Svyatpro commented 8 months ago

Thanks for explaining WASAPI internal mechanism btw ;-)

mirh commented 8 months ago

It seems a bit hasty (if not preposterous) to bring up ASIO and wasapi exclusive when even just the pre-existing knobs in alsoftrc weren't used.

ThreeDeeJay commented 8 months ago

Yeah, I know ASIO is still a bit far-fetched but ijs WASAPI exclusive is out there to try in case it can reach lower latency with better stability since high CPU load may cause skips when periods is set too low.

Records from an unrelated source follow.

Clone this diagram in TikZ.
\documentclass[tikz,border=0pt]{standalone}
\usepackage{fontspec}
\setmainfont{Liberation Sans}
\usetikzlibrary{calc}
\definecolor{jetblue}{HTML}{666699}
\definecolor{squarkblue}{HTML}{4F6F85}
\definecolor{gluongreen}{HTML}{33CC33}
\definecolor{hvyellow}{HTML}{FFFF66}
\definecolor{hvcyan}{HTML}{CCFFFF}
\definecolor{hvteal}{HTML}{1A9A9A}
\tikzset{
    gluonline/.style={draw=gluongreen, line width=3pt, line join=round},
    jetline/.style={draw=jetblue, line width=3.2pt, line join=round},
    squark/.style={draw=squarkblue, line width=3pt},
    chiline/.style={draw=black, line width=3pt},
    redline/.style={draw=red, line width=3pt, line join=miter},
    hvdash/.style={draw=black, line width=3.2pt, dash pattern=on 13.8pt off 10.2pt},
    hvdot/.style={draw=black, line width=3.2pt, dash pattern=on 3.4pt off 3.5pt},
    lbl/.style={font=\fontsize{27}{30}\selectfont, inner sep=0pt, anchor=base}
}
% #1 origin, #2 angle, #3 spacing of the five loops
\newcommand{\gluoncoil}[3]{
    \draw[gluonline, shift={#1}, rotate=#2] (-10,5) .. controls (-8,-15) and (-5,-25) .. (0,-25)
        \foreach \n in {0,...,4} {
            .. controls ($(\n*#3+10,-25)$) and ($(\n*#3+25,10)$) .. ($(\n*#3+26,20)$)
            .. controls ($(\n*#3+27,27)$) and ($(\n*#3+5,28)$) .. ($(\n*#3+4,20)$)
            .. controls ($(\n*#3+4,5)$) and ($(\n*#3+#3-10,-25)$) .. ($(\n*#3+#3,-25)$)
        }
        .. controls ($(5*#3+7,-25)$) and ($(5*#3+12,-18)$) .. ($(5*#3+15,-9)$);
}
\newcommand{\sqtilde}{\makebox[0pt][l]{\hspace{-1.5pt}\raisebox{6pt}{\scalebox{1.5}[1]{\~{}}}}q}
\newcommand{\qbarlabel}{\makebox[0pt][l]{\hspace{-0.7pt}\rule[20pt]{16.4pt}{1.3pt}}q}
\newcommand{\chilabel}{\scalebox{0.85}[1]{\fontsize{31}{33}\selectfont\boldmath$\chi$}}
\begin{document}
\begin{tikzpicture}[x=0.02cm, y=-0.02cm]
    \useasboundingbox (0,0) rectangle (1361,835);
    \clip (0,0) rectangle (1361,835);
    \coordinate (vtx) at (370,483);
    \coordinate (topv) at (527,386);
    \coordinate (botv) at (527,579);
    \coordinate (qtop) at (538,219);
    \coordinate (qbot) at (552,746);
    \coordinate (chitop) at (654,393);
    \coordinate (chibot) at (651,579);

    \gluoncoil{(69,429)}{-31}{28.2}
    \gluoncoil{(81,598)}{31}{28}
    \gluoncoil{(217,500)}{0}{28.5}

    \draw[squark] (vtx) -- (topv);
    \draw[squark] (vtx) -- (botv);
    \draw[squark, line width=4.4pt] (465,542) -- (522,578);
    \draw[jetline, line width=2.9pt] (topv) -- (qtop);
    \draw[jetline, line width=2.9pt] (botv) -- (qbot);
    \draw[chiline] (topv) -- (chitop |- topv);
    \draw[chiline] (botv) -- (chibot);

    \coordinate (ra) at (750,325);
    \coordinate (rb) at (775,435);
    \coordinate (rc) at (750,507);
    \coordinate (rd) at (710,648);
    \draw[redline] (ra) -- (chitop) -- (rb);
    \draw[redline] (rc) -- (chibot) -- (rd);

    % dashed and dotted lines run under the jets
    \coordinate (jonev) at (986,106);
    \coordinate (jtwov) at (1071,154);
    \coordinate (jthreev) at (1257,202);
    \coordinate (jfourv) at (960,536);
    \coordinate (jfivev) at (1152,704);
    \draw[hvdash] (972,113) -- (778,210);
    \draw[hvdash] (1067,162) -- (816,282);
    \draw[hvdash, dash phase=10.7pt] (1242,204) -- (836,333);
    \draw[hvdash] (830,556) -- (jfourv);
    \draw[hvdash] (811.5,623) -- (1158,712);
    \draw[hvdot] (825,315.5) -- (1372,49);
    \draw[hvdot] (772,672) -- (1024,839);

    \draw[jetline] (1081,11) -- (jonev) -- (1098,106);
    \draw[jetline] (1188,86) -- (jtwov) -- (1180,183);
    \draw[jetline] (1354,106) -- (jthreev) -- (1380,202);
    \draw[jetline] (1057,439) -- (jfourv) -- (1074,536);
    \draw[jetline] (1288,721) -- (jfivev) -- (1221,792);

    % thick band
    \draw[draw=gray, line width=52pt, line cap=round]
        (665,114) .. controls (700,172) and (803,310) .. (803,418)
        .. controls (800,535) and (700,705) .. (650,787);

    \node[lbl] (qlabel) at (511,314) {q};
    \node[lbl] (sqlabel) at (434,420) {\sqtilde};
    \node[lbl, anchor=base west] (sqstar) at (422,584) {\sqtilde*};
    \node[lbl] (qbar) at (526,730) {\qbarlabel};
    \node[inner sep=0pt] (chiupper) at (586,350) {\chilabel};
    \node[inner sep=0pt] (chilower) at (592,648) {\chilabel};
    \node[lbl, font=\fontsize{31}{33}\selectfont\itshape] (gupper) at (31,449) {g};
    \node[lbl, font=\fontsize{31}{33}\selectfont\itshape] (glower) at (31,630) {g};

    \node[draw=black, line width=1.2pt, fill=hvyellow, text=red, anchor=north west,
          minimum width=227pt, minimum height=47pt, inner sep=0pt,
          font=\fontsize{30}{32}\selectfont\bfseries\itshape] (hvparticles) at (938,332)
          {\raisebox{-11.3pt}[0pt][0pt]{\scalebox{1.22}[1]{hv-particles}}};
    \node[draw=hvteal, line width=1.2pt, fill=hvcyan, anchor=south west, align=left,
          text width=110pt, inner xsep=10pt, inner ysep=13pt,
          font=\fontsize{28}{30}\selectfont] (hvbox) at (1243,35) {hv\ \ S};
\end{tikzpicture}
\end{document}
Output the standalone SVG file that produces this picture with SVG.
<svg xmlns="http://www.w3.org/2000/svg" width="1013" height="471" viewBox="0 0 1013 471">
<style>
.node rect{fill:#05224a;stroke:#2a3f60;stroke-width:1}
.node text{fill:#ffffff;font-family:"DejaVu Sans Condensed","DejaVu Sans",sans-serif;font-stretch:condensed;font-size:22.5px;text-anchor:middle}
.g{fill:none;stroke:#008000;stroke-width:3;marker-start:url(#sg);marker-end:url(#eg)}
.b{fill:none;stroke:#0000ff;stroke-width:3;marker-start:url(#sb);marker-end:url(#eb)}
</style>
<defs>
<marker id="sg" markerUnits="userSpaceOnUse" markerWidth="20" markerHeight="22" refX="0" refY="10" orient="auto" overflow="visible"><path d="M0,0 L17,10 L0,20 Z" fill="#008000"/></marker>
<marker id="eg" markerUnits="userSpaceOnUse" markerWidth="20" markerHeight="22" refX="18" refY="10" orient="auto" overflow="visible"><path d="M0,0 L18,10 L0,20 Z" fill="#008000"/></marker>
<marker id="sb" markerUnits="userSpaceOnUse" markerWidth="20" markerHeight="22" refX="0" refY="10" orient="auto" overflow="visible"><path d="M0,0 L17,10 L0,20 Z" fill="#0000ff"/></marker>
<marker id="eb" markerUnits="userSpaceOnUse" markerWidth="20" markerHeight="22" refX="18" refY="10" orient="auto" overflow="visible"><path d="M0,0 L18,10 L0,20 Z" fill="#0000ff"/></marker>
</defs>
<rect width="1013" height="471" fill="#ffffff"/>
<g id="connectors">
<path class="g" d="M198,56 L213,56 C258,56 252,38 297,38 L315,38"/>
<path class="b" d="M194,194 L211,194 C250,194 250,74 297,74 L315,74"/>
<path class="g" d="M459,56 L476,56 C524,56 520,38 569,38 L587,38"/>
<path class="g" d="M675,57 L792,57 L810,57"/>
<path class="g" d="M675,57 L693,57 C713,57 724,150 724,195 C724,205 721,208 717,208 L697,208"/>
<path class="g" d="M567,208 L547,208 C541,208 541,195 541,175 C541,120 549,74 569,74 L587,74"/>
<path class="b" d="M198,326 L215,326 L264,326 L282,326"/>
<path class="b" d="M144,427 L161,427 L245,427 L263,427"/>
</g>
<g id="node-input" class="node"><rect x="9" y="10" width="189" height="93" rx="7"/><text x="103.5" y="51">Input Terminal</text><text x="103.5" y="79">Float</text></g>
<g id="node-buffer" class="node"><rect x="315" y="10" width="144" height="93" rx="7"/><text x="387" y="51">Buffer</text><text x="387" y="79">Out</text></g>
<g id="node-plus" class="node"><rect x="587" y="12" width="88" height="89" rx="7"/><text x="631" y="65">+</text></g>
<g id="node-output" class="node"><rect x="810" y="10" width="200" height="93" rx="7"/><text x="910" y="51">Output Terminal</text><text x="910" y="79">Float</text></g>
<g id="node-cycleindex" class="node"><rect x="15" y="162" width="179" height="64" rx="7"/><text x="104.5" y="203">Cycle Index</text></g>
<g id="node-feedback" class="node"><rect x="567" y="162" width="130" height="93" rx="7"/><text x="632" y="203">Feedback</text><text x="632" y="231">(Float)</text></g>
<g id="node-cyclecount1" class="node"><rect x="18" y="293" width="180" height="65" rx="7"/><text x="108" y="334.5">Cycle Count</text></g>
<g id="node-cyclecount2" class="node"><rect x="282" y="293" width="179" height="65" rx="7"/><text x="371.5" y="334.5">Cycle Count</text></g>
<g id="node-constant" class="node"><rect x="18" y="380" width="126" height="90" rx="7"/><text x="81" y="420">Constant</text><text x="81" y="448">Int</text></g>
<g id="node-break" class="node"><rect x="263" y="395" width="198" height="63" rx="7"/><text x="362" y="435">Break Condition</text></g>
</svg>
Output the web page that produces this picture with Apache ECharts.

Also, I noticed that if I set periods=1 and period_size=96, shared mode seems to reset it to the default values:

[ALSOFT] (II) Pre-reset: Stereo, *Int16, *48000hz, 96 / 192 buffer
[ALSOFT] (II) Post-reset: 7.1 Surround, Int16, 48000hz, 480 / 1056 buffer
[ALSOFT] (II) Post-start: 7.1 Surround, Int16, 48000hz, 480 / 1056 buffer

but exclusive mode doesn't, although it ends up using double / quadruple the value specified in the ini, not sure if that's a bug or that's just how it works 🤔

[ALSOFT] (II) Pre-reset: *Stereo, *Int16, *48000hz, 96 / 192 buffer
[ALSOFT] (II) Post-reset: Stereo, Int16, 48000hz, 192 / 384 buffer
[ALSOFT] (II) Post-start: Stereo, Int16, 48000hz, 192 / 384 buffer
mirh commented 8 months ago

Yes, of course it resets. https://github.com/kcat/openal-soft/blob/cb24fe6f28865dd82ad67f485a0ecee51e6fe2bb/alc/alc.cpp#L1036-L1037 And of course running more often and having less time to sleep raise cpu time requirements (speaking of which, disabling C-states may help with that latency). But even putting aside the potential wonders of IAudioClient3, what I meant was that it's useless to bring up audio backends when this whole thread is the most classic mistaking of "I have X problem" with "I want Y solution".